TRENTON, NJ – Gov. Chris Christie vetoed legislation that would have banned gestation crates in New Jersey where gestation crates are rarely used.

Christie labeled the bill a "solution in search of problem", and compared the legislation to an earlier legislative attempt to ban fracking in New Jersey, which has no frackable shale.


“We do not have an issue with gestation crates in New Jersey either; it is a practice not currently in use in New Jersey,” Christie said in a veto message. He urged the legislature to focus on significant issues facing the state.

"I urge them to get to work on those and stop following misguided partisans and special interest groups who want to use the law making process as a political cudgel on issues outside our borders," Christie wrote.

The bill passed with widespread support in New Jersey, but Iowa agriculture interests opposed the bill. Proponents of the bill said gestation crates are cruel and want to stop the practice from spreading. The Humane Society of the United States said Christie bowed to the Iowa pork industry by vetoing the bill.

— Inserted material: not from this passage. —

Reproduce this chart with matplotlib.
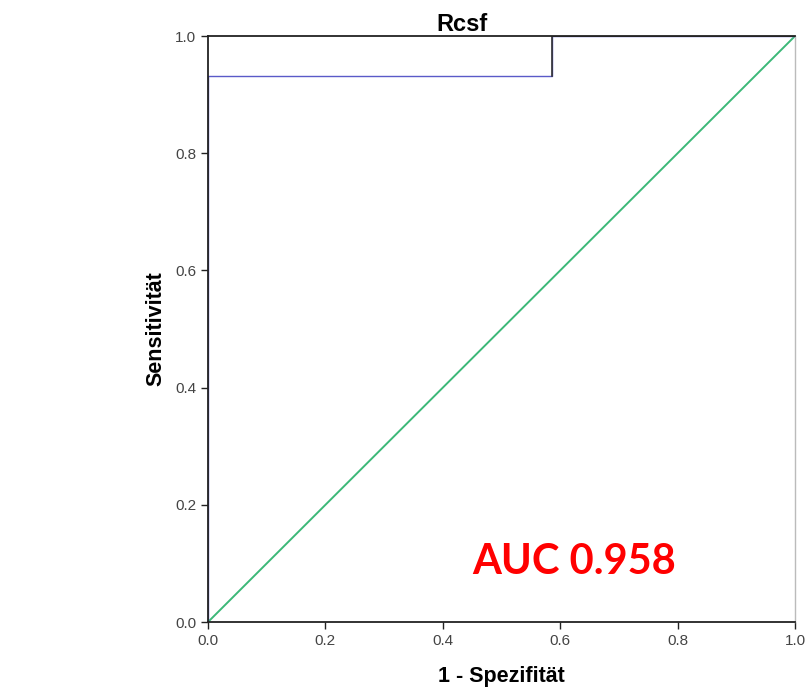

“With his second veto on a gestation crate ban within the last year, Gov. Christie has proved himself an outlier on the issue of extreme confinement of farm animals," said Wayne Pacelle, president and CEO of HSUS. “The nation’s largest pork buyers — including McDonald’s, Safeway, Costco, and others — have decided to cleanse their supply chains of pork from operations that don’t let the animals move, and even major producers like Smithfield Foods are making the switch. This veto shows cynical political calculation from the governor and an obvious capitulation to special interests, rather than leadership or humanity.”

This is the second time Christie has vetoed legislation banning gestation crates. He vetoed Senate Bill 1921 in a previous legislative session because “the scholarship and evidence regarding the use of gestation crates was divergent and unsettled”.

“As I explained then, given the variety of views on the subject, the proper balancing of the humane treatment of gestating pigs best rests with the State's farming experts — the State Board of Agriculture and the Department of Agriculture both of who find this bill unnecessary and ill-advised,” Christie said in his veto message. “I will rely on our in-state experts rather than the partisan politicians who sponsor this bill. These facts are no less true today.”